Princess Marie Bonaparte (1882–1962) was the great-great-niece of Napoleon and, through her mother's family, one of the wealthiest women in France. In 1907, at 25, she married Prince George of Greece and Denmark in Athens. The wedding jewels were commissioned from Cartier Paris, a commission the firm valued both for the commercial significance and for the association with a princess bride marrying into European royalty.
The Wedding Tiara
The diamond tiara Cartier made for the occasion drew on both branches of the princess's new identity. The wreath form referenced tiaras worn by Bonaparte women; the olive motif referenced the wreaths worn by Greek brides in antiquity. In a characteristic piece of Cartier ingenuity, the eleven olive-shaped stones were made in emerald but could be exchanged for diamonds, giving the tiara two distinct appearances from a single piece. So proud was the team at 13 rue de la Paix that they held an exhibition before the wedding, with the tiara as its centrepiece.

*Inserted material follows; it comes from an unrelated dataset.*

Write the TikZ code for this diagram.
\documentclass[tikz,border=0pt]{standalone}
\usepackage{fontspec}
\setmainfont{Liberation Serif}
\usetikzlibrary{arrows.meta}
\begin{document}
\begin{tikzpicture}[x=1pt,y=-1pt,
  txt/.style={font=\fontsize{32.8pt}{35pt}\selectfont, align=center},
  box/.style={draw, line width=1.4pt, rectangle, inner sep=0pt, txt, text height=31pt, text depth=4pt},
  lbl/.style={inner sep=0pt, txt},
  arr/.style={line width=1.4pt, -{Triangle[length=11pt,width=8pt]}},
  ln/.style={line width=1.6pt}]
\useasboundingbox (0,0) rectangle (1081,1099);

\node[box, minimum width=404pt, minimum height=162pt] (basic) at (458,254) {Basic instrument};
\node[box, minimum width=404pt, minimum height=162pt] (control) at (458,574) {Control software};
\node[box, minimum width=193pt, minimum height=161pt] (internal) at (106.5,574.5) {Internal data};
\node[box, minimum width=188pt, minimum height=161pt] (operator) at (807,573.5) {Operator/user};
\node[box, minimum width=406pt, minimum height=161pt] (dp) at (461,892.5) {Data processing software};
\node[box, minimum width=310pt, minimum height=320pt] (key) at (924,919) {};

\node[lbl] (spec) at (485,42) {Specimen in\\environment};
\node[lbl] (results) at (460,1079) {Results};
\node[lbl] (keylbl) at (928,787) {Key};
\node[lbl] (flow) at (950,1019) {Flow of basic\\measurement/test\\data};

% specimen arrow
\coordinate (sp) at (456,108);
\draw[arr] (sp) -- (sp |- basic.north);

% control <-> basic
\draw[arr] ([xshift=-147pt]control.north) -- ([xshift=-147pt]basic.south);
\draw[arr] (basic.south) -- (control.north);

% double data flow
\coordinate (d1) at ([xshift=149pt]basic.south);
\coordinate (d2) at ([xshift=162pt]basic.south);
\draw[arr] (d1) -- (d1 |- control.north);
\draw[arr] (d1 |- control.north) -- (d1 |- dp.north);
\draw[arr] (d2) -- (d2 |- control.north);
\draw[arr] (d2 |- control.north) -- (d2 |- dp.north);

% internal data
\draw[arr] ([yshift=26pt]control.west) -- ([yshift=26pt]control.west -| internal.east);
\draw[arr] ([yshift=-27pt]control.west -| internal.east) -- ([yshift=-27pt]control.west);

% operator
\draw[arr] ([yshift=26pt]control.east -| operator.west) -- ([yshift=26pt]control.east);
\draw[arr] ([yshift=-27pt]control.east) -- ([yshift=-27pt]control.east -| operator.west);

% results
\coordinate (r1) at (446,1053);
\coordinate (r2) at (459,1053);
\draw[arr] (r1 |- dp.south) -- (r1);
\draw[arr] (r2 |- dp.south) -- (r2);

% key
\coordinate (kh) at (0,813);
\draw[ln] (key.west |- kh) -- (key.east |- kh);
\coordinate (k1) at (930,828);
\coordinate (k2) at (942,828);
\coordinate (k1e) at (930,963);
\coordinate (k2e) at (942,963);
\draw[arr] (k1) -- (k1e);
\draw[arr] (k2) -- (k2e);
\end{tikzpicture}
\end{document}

The tiara was not retired after the wedding. In June 1953, Princess Marie wore it to the coronation of Queen Elizabeth II in Westminster Abbey, almost five decades after it was first shown. The photographs of her at the coronation, alongside her wedding-day portrait from 1907, are included in Prince Dimitri's book Once Upon a Diamond.
A Remarkable Career
The princess's life extended well beyond her role as a royal client. She trained as a psychoanalyst under Sigmund Freud in Vienna, later becoming one of the most prominent figures in the field in France. When the Nazis moved to arrest Freud in 1938, she used her connections and resources to help him escape to London. She wrote extensively on psychology and sexuality, interviewed condemned prisoners to study the causes of violence, and remained intellectually active until the end of her life. Within the family she was known as Aunt Mimi.

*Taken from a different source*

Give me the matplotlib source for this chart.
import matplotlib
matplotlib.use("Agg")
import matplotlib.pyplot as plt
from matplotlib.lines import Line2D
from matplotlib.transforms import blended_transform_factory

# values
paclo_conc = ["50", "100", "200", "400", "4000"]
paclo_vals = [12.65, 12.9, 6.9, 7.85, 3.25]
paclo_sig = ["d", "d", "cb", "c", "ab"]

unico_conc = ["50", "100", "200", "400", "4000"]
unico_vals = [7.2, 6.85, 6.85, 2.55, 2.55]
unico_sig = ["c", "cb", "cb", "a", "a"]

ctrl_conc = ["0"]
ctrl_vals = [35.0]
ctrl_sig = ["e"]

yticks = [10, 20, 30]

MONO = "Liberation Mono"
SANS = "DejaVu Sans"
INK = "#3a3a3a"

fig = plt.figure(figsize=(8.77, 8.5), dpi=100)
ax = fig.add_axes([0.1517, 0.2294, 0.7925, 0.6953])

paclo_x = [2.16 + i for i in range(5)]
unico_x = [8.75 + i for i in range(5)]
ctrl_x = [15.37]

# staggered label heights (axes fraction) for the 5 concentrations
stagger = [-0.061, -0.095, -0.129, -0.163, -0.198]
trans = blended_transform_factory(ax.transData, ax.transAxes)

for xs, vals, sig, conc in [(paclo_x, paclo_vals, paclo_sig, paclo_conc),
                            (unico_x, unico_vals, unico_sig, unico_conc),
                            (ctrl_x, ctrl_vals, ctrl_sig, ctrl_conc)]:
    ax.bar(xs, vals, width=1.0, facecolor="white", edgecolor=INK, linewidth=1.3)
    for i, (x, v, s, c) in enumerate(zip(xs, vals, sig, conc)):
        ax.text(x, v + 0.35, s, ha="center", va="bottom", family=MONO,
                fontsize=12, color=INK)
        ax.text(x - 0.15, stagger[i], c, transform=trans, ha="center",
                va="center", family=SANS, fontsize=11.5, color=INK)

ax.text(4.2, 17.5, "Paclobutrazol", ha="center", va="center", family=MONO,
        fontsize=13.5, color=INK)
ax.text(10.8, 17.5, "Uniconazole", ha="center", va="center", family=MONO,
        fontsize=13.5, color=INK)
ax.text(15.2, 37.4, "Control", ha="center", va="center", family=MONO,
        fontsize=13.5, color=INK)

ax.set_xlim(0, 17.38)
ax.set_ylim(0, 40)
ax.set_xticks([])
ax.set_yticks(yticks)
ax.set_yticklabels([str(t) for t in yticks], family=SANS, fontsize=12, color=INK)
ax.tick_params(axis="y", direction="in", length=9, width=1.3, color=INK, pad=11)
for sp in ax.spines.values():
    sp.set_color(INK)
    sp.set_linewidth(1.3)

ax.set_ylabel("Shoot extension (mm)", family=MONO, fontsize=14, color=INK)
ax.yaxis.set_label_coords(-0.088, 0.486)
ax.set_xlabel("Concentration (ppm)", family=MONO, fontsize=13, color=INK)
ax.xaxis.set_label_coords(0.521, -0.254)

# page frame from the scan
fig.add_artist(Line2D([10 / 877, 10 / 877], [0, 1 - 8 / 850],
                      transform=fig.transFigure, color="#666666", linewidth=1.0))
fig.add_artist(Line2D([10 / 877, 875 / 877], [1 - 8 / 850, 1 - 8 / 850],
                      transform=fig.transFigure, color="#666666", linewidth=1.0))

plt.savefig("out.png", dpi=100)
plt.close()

Her story connects Cartier Paris to the Romanov-descended circles of European royalty that were among the firm's most significant clients in the decade before the First World War, a period in which the kokoshnik and Russian-inflected wreath forms became central to the Cartier vocabulary for royal commissions.
Sources
- Francesca Cartier Brickell, The Cartiers (Ballantine Books, 2019), ch. 2 (“Louis, 1898–1919”)
- Hans Nadelhoffer, Cartier: Jewelers Extraordinary (Thames and Hudson, 1984; revised 2007), pp. 51, 52 et al.